NEWS
Champion’s baguettes to be made in Sri Lanka?
Tharshan Selvarajah, 37, the acclaimed Sri Lankan baguette maker whose baguettes were recently pronounced the best in France is thinking about franchising his business to Dubai and Sri Lanka where he sees “big possibilities,” the New York Times recently reported.
The Times Paris bureau chief Roger Cohen, a Pulitzer prize winning veteran of that paper, recently interviewed Selvarajah after he made news as the maker of the best French baguettes in a competition earlier this year. French President Emannuel Macron breakfasts on Selvarajah’s baguettes every morning as part of the prize is delivering his product to the Elysee Palace for a year. That plus a modest USD 4,250.
These 25-inch loaves of about 10 ounces each, crusty on the outside and soft and slightly salty inside, within with myriads of air pockets are virtually a French staple that Selvarajah knew nothing of when he migrated in 2006 to Paris where a brother and a cousin lived because he could not find suitable work here.
He began work at a restaurant in Paris making salads and desserts. A regular patron of this restaurant, owner of several boulangeries (as bakeries are known in France) saw him offered a job making bread.
“I knew nothing about baguettes,” he told the NYT. But by 2012 he had become the chief baker at his workplace and in 2018 participated for the first time in the ‘Best Baguette’ competition finishing third. In 2021 he bought one of the stores belonging to his patron who introduced him to the trade and set up on his own.
Today long lines of customers form outside his boulangerie on the fringes of eastern Paris. And the President of France is breakfasting on the baguettes of a Sri Lankan baker!
“God gave us different hands,” he has told the NYT in the interview which had wide traction among Lankans scattered all over the U.S. ” My mother’s chicken curry and my wife’s may use the same chicken but they do not taste the same. God gave me the hands to make the best baguette in France. I’m never angry with the dough as I knead the flour.”

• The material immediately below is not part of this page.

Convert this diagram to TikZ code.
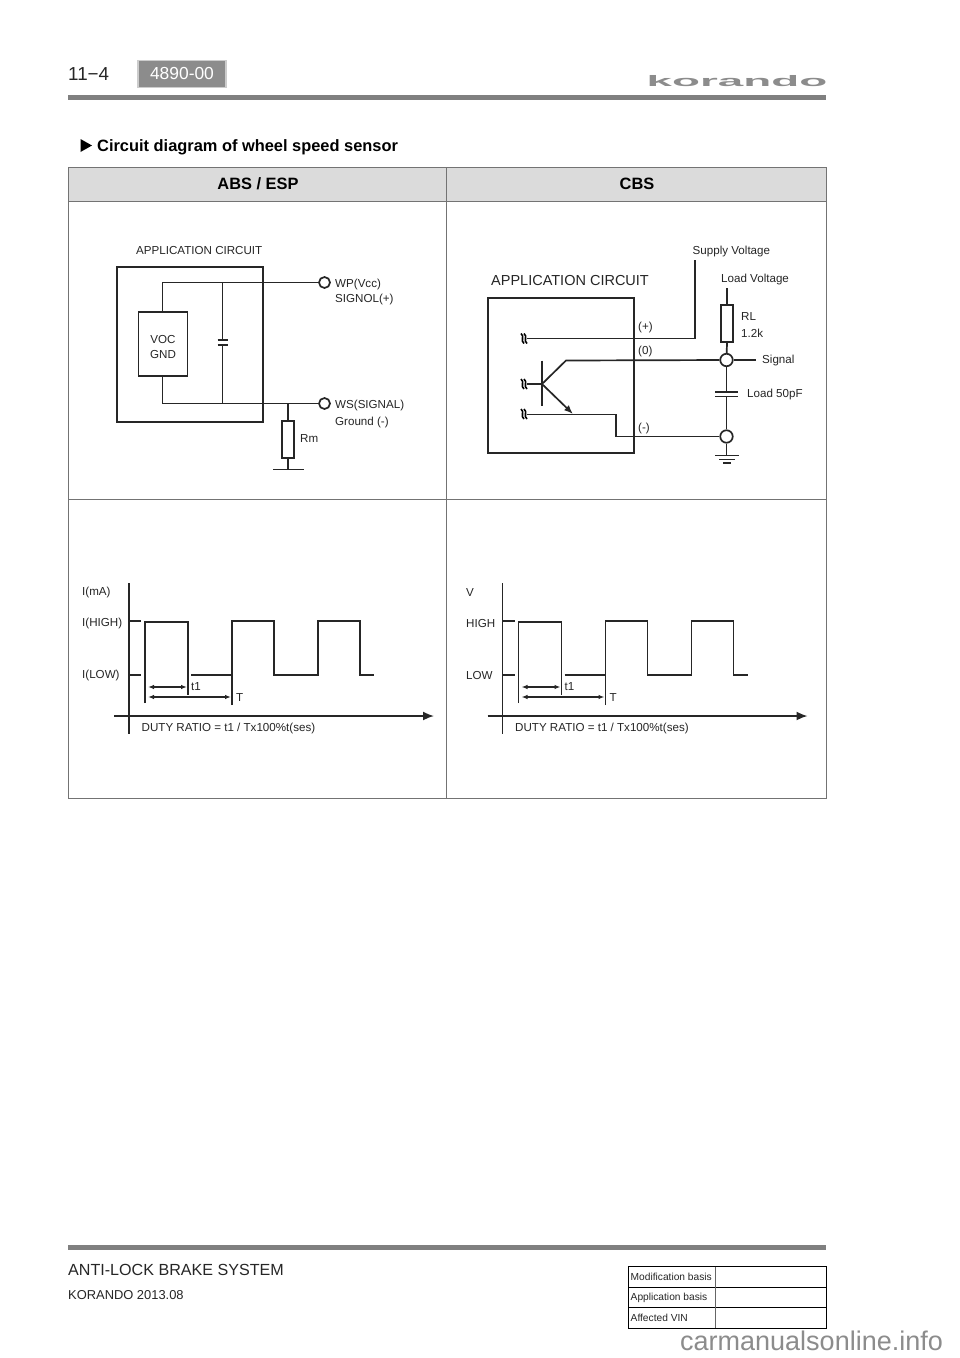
\documentclass[tikz,border=0pt]{standalone}
\usepackage{fontspec}
\setmainfont{Liberation Sans}
\usetikzlibrary{arrows.meta}
\tikzset{
 px/.style={x=1pt,y=-1pt},
 wire/.style={draw=black!85,line width=1.7pt},
 thin wire/.style={draw=black!85,line width=1.3pt},
 lab/.style={inner sep=0pt,anchor=west,yshift=-.8pt,font=\fontsize{11.6}{13}\selectfont,text=black!85},
 term/.style={circle,draw=black!85,fill=white,line width=1.7pt,minimum size=11pt,inner sep=0pt},
 termb/.style={circle,draw=black!85,fill=white,line width=1.7pt,minimum size=12.5pt,inner sep=0pt},
 cellb/.style={draw=black!55,line width=1pt},
 dim/.style={draw=black!85,line width=1.2pt,{Latex[length=6pt,width=4.5pt]}-{Latex[length=6pt,width=4.5pt]}},
 rule/.style={fill=black!50,draw=none},
 infocell/.style={draw=black,line width=.9pt},
 infolab/.style={inner sep=0pt,anchor=west,font=\fontsize{10.2}{12}\selectfont,text=black!85},
}
\newcommand{\wave}[1]{
\begin{scope}[shift={(#1,0)}]
 \coordinate (yt) at (129,583); \coordinate (yb) at (129,734);
 \draw[wire] (yt) -- (yb);
 \coordinate (xa) at (114,716); \coordinate (xb) at (434,716);
 \draw[wire,-{Latex[length=11pt,width=9pt]}] (xa) -- (xb);
 \draw[wire] (129,621) -- (141,621);
 \draw[wire] (129,675) -- (141,675);
 \draw[wire] (145,703) -- (145,622) -- (188,622) -- (188,695);
 \draw[wire] (191,675) -- (232,675);
 \draw[wire] (232,705) -- (232,621) -- (274,621) -- (274,675) -- (318,675) -- (318,621) -- (360,621) -- (360,675) -- (374,675);
 \draw[dim] (148,687) -- (187,687);
 \draw[dim] (148,697) -- (231,697);
 \node[lab] at (191,686) {t1};
 \node[lab] at (236,697) {T};
 \node[lab] at (141.5,727.5) {DUTY RATIO = t1 / Tx100\%t(ses)};
\end{scope}}
\begin{document}
\begin{tikzpicture}[px]
\useasboundingbox (0,0) rectangle (960,1358);
\fill[white] (0,0) rectangle (960,1358);
% header
\node[inner sep=0pt,anchor=west,font=\fontsize{18.8}{22}\selectfont,text=black!85] (pg) at (68,74.5) {11−4};
\node[draw=black!20,line width=1.2pt,fill=black!45,minimum width=88pt,minimum height=27pt,inner sep=0pt,text=white,font=\fontsize{17.4}{19}\selectfont] (code) at (182,74) {4890-00};
\fill[rule] (68,95) rectangle (826,100);
% logo
\node[inner sep=0pt,anchor=center,font=\bfseries\fontsize{19}{20}\selectfont,text=black!45,xscale=2.41,yscale=.8] (logo) at (737,81) {korando};
% title
\fill[black] (80.5,139) -- (92,145.5) -- (80.5,152) -- cycle;
\node[inner sep=0pt,anchor=west,font=\bfseries\fontsize{16.4}{18}\selectfont] (title) at (97,147) {Circuit diagram of wheel speed sensor};
% table
\fill[black!14] (68,167) rectangle (826,201);
\draw[cellb] (68,167) rectangle (826,798);
\draw[cellb] (446.5,167) -- (446.5,798);
\draw[cellb] (68,201) -- (826,201);
\draw[cellb] (68,499) -- (826,499);
\node[inner sep=0pt,font=\bfseries\fontsize{16.4}{18}\selectfont] (h1) at (258,184) {ABS / ESP};
\node[inner sep=0pt,font=\bfseries\fontsize{16.4}{18}\selectfont] (h2) at (637,184) {CBS};
% left circuit
\node[lab] (ac1) at (136,250) {APPLICATION CIRCUIT};
\draw[wire] (117,267) rectangle (263,422);
\node[draw=black!85,line width=1.7pt,minimum width=49pt,minimum height=64pt,inner sep=0pt,fill=white] (voc) at (163,344) {};
\node[lab,anchor=center,align=center,font=\fontsize{11.6}{15.5}\selectfont] at (163,346) {VOC\\GND};
\node[term] (wp) at (324.5,282.5) {};
\node[term] (ws) at (324.5,403.5) {};
\draw[wire] (162.5,312) -- (162.5,282.5) -- (wp);
\draw[wire] (162.5,376) -- (162.5,403.5) -- (ws);
\coordinate (c1t) at (222.5,282.5); \coordinate (c1b) at (222.5,403.5);
\draw[wire] (c1t) -- (222.5,340) (222.5,345) -- (c1b);
\draw[wire] (217.5,340) -- (227.5,340) (217.5,345) -- (227.5,345);
\node[lab] at (335,283.5) {WP(Vcc)};
\node[lab] at (335,299) {SIGNOL(+)};
\node[lab] at (335,405) {WS(SIGNAL)};
\node[lab] at (335,421.5) {Ground (-)};
\node[draw=black!85,line width=1.7pt,minimum width=12pt,minimum height=37pt,inner sep=0pt] (rm) at (288,439.5) {};
\coordinate (rmt) at (288,403.5);
\draw[wire] (rmt) -- (rm.north);
\draw[wire] (rm.south) -- (288,469);
\draw[wire] (273,469.5) -- (304,469.5);
\node[lab] at (300,438) {Rm};
% right circuit
\node[lab,font=\fontsize{14.5}{16}\selectfont] (ac2) at (491,280) {APPLICATION CIRCUIT};
\draw[wire] (488,298) rectangle (634,453);
\node[lab] at (692.5,250.5) {Supply Voltage};
\node[lab] at (721,279) {Load Voltage};
\node[termb] (sig) at (726.5,360) {};
\node[termb] (gnd) at (726.5,436.5) {};
\node[draw=black!85,line width=1.7pt,minimum width=12pt,minimum height=37pt,inner sep=0pt] (rl) at (727,323.5) {};
\coordinate (lv) at (727,288);
\draw[wire] (lv) -- (rl.north);
\draw[wire] (rl.south) -- (sig);
\draw[wire] (sig) -- (756,360);
\node[lab] at (741,316) {RL};
\node[lab] at (741,332.5) {1.2k};
\node[lab] at (762,359.5) {Signal};
\node[lab] at (747,394) {Load 50pF};
\draw[wire] (sig) -- (726.5,392) (726.5,396.5) -- (gnd);
\draw[wire] (715,392) -- (738,392) (715,396.5) -- (738,396.5);
\draw[wire] (gnd) -- (726.5,455.5);
\draw[wire] (715,455.5) -- (739,455.5);
\draw[thin wire] (719,459.5) -- (735,459.5);
\draw[thin wire] (723,463) -- (731,463);
\node[lab] at (638,327) {(+)};
\node[lab] at (638,351) {(0)};
\node[lab] at (638,428) {(-)};
\draw[wire] (527,338.5) -- (695,338.5) -- (695,260);
\draw[wire] (542,360.5) -- (542,406);
\draw[wire] (527,384) -- (542,384);
\draw[wire] (542,384) -- (566,360.5) -- (sig);
\draw[wire,-{Latex[length=9pt,width=7pt]}] (542,384) -- (573,414);
\draw[wire] (527,414.5) -- (616,414.5) -- (616,436.5) -- (gnd);
\foreach \yy in {338.5,384,414}{
 \draw[line width=1.6pt,black] (521,\yy-5) .. controls (525,\yy-2) and (520,\yy+2) .. (524,\yy+5);
 \draw[line width=1.6pt,black] (524,\yy-5) .. controls (528,\yy-2) and (523,\yy+2) .. (527,\yy+5);
}
% waveforms
\wave{0}
\node[lab] at (82,592) {I(mA)};
\node[lab] at (82,622.5) {I(HIGH)};
\node[lab] at (82,675) {I(LOW)};
\wave{373.5}
\node[lab] at (466,592) {V};
\node[lab] at (466,622.5) {HIGH};
\node[lab] at (466,675) {LOW};
% footer
\fill[rule] (68,1245) rectangle (826,1250);
\node[inner sep=0pt,anchor=west,font=\fontsize{16.1}{18}\selectfont,text=black!85] (ft1) at (68,1270) {ANTI-LOCK BRAKE SYSTEM};
\node[inner sep=0pt,anchor=west,font=\fontsize{12.9}{14}\selectfont,text=black!85] (ft2) at (68,1295) {KORANDO 2013.08};
\draw[infocell] (628,1266.5) rectangle (826.5,1328);
\draw[infocell] (628,1287) -- (826.5,1287) (628,1307.5) -- (826.5,1307.5);
\draw[infocell,draw=black!60] (715.5,1266.5) -- (715.5,1328);
\node[infolab] at (630.5,1277) {Modification basis};
\node[infolab] at (630.5,1298) {Application basis};
\node[infolab] at (630.5,1318) {Affected VIN};
\node[inner sep=0pt,anchor=west,font=\fontsize{27}{29}\selectfont,text=black!45] (wm) at (680,1341) {carmanualsonline.info};
\end{tikzpicture}
\end{document}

Immigrants do many jobs that the French shun. Selvarajah has said he encountered occasional racialism and prejudice. He remains a Sri Lankan citizen with a 10-year residence permit in France while his wife (of Lankan descent) he married in France is a French citizen and his two children are French.
“Would he follow suit?”, the NYT had asked. “Maybe one day,” he had said, “right now I don’t have the time.”
Selvarajah does two or three pilgrimages a year to Chennai where he meets Sri Amman Bhagavan whose religious movement called Oneness inspires him. “Everyone is so tense today and thinking about money in a selfish way. He helps me to be happy inside my heart,” he’s been quoted saying.
Selvarajah has not met Macron and had no opportunity to meet and be photographed with the president although previous winners did. He had also not been invited to a party organized by the French confederation of bakers. He believes that this is because he’s the first winner of the contest who’s not French or from a French overseas territory.
“It’s not pleasant,” he had said. “Bit I don’t give a damn.”
Has he been paid for the baguettes delivered to the Elysee so far? “Not yet. Maybe at the end of the month.”